- _INFORMATION GIVEN_:
-------

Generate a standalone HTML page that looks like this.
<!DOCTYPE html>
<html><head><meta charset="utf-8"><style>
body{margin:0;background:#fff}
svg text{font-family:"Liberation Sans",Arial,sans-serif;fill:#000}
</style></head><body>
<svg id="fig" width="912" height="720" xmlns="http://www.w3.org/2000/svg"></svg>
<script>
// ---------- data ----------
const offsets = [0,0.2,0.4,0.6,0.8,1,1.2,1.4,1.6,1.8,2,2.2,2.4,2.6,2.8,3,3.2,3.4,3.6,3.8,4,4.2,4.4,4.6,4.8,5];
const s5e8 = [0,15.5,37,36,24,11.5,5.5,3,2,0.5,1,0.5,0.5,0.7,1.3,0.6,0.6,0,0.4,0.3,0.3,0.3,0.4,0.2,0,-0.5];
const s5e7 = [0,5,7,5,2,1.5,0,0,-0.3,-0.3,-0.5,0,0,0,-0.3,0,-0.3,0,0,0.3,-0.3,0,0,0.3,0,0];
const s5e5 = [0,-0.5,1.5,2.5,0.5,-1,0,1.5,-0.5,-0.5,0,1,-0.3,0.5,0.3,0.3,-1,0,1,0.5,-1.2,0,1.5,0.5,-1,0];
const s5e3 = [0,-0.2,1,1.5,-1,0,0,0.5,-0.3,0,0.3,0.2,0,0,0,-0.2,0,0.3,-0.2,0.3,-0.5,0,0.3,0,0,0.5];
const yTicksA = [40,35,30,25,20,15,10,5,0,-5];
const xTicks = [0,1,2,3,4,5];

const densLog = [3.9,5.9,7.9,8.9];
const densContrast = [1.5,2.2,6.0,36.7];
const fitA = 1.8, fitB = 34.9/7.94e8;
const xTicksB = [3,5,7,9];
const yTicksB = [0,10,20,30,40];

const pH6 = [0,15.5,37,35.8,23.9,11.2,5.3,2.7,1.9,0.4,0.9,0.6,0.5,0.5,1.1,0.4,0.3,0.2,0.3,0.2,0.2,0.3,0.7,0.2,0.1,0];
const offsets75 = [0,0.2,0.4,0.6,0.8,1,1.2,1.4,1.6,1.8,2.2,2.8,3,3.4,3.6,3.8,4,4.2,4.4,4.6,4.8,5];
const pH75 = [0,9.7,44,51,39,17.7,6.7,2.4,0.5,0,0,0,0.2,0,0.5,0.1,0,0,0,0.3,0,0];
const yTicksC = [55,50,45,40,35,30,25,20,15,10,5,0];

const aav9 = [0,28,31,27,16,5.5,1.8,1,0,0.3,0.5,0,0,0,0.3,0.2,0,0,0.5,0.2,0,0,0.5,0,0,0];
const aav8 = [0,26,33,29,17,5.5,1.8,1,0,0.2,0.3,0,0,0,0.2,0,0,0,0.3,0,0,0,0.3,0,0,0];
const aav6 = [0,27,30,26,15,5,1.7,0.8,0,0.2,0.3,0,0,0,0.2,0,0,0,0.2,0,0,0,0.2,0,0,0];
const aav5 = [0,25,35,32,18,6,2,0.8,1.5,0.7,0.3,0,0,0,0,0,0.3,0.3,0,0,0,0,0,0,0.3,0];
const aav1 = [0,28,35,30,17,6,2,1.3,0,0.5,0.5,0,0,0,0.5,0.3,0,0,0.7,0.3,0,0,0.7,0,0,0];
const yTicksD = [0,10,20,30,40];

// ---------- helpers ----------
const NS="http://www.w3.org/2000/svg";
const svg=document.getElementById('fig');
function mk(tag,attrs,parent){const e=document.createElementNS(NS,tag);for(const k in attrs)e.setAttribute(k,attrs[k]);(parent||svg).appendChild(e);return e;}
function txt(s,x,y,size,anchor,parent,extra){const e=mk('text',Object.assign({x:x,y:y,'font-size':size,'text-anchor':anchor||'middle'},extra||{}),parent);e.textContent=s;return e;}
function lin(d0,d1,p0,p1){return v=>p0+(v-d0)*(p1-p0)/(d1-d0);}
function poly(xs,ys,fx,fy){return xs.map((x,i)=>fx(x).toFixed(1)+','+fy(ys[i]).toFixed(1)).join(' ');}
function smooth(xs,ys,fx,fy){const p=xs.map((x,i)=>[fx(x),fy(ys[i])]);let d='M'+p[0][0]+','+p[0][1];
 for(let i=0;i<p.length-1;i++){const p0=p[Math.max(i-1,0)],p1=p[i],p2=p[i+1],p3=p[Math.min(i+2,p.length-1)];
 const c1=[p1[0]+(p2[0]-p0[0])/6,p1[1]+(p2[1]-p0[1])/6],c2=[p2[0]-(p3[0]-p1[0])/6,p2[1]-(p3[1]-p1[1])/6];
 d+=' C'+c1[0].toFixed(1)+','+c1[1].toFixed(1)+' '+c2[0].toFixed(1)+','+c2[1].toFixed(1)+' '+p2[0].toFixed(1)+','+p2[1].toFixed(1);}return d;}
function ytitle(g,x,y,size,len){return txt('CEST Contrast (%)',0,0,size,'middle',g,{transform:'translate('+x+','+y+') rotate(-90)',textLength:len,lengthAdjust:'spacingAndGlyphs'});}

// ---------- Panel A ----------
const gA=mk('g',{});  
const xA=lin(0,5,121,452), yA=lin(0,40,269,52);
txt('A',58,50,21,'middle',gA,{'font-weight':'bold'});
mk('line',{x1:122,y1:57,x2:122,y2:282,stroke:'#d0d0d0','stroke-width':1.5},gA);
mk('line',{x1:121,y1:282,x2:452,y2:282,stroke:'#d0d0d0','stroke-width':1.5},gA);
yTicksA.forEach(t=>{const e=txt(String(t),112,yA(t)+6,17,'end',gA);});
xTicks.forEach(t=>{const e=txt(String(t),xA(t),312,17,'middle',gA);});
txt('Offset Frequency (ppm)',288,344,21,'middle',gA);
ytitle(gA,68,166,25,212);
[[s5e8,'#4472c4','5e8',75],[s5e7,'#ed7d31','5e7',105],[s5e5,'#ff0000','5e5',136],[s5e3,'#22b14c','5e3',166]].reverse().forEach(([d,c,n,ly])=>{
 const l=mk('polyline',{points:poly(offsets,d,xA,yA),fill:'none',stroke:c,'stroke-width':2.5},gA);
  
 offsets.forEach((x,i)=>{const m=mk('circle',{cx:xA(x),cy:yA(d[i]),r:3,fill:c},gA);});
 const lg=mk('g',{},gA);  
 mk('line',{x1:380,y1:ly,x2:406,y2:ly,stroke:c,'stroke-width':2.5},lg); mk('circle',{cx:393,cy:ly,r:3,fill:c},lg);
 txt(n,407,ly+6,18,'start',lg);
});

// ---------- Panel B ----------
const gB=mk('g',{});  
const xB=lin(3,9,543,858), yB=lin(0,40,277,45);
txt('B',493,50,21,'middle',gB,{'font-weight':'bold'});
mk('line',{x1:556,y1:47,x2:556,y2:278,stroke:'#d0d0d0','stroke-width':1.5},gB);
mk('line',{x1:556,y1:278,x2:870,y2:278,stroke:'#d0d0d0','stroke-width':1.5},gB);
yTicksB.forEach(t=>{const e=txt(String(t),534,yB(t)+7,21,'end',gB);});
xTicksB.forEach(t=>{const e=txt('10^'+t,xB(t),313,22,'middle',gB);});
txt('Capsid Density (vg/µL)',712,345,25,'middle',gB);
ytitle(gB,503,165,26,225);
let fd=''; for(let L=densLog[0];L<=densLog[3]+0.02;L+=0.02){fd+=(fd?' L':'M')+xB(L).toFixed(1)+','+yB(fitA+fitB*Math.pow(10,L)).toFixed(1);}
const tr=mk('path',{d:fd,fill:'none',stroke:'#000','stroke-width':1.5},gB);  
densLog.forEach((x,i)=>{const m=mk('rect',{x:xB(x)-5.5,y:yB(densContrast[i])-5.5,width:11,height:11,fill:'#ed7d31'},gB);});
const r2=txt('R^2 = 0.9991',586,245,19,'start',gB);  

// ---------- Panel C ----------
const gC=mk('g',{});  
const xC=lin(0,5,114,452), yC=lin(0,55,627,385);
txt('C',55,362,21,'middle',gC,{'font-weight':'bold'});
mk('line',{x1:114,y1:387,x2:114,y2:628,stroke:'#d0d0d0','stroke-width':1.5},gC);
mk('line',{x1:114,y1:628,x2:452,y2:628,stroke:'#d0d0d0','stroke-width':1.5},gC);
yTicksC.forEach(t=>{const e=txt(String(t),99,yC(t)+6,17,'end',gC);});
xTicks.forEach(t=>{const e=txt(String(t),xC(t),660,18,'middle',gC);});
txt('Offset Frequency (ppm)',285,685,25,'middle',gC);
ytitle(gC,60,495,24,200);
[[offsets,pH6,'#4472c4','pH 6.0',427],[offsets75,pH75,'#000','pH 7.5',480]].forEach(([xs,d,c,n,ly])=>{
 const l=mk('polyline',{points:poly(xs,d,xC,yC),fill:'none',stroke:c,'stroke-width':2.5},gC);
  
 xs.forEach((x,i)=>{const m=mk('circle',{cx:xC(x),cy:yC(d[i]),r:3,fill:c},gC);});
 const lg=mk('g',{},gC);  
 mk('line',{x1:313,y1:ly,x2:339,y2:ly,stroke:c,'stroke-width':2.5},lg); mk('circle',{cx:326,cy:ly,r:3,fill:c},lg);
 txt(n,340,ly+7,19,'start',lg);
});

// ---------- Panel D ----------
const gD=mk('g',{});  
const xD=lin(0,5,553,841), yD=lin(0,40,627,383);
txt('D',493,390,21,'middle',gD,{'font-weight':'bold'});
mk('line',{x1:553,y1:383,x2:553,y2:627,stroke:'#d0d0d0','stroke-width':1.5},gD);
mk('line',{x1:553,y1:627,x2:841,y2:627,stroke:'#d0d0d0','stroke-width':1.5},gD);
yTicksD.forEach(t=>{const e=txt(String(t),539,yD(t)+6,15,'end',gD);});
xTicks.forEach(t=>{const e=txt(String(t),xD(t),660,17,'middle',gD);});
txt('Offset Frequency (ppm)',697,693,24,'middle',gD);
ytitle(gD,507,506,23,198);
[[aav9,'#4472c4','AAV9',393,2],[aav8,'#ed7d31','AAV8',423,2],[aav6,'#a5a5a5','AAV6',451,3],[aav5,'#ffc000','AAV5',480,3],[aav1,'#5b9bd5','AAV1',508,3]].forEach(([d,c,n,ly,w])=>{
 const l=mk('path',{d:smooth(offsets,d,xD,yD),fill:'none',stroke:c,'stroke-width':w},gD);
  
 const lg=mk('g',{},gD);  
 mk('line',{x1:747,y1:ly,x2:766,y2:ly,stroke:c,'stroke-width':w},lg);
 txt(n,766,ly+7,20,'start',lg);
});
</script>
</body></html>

-------

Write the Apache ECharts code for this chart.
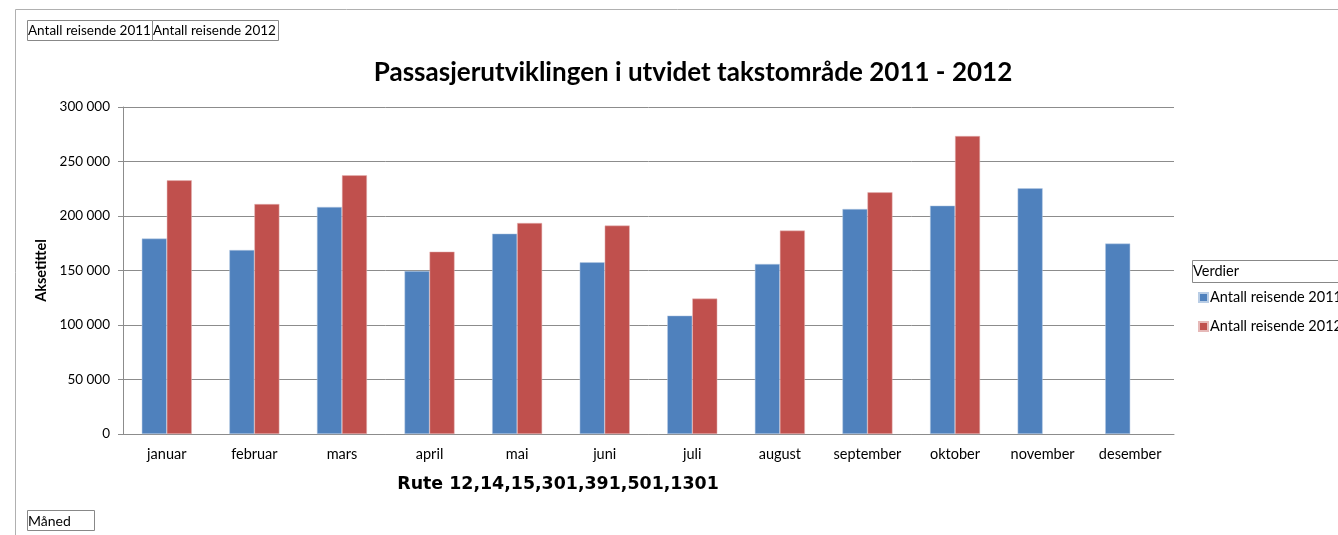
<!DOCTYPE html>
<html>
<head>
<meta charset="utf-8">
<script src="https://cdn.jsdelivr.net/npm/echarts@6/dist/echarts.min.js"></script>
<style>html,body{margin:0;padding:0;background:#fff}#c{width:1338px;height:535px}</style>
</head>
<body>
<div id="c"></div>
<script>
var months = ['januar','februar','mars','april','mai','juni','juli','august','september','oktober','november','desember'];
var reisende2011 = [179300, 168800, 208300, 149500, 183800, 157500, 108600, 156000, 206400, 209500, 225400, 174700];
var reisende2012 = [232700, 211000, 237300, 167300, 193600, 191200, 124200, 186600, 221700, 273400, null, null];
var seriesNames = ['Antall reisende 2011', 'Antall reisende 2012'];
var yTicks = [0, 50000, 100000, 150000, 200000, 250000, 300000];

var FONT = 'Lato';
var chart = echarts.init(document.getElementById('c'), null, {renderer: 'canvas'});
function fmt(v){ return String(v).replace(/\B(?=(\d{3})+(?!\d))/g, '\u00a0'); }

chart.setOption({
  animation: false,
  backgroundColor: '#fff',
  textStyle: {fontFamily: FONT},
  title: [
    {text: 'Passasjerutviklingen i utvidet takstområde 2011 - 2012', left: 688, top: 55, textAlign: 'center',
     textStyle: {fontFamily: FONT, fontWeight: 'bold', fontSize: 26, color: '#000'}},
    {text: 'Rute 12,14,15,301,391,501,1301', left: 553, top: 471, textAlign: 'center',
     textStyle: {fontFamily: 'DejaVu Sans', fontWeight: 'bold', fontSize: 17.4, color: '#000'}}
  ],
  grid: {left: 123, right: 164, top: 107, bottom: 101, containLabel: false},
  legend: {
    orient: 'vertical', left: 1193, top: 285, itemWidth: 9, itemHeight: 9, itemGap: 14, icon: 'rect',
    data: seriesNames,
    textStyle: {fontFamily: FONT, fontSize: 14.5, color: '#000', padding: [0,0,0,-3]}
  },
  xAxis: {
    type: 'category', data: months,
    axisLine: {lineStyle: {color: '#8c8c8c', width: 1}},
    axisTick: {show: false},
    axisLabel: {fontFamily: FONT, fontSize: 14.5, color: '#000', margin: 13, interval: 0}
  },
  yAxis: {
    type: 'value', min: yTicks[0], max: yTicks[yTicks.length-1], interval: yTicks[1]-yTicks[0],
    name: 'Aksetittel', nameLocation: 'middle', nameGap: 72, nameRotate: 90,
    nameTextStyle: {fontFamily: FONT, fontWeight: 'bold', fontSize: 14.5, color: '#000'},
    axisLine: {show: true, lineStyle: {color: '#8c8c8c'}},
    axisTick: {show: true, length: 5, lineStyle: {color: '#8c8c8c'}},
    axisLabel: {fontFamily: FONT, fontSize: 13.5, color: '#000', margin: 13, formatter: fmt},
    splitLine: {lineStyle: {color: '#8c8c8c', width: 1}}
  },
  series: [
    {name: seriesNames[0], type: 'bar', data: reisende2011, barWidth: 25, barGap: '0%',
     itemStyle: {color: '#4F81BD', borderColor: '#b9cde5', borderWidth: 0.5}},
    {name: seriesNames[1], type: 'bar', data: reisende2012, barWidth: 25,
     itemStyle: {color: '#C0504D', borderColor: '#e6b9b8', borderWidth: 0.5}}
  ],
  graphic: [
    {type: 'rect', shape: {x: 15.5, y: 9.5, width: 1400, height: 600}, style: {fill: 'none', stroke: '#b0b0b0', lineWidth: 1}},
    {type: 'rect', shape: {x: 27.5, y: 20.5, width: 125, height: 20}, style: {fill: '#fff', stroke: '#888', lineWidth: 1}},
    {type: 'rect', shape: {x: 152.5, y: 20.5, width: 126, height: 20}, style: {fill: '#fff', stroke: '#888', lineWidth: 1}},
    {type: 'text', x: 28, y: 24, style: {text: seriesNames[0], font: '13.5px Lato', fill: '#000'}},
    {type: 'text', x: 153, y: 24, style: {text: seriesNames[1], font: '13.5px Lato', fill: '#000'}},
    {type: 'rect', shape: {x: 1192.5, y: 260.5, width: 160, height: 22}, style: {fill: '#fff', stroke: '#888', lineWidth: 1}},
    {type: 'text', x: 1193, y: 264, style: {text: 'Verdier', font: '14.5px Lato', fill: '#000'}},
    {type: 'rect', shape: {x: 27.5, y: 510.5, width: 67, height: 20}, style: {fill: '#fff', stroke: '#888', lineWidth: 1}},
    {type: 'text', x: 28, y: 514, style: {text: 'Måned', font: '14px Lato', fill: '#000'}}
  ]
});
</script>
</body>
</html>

-------

- _WORK TO COMPLETE_: Check each line above for the string "this" and show the ones that have it.

- _ANSWER FOR THE TASK_:
Generate a standalone HTML page that looks like this.
Write the Apache ECharts code for this chart.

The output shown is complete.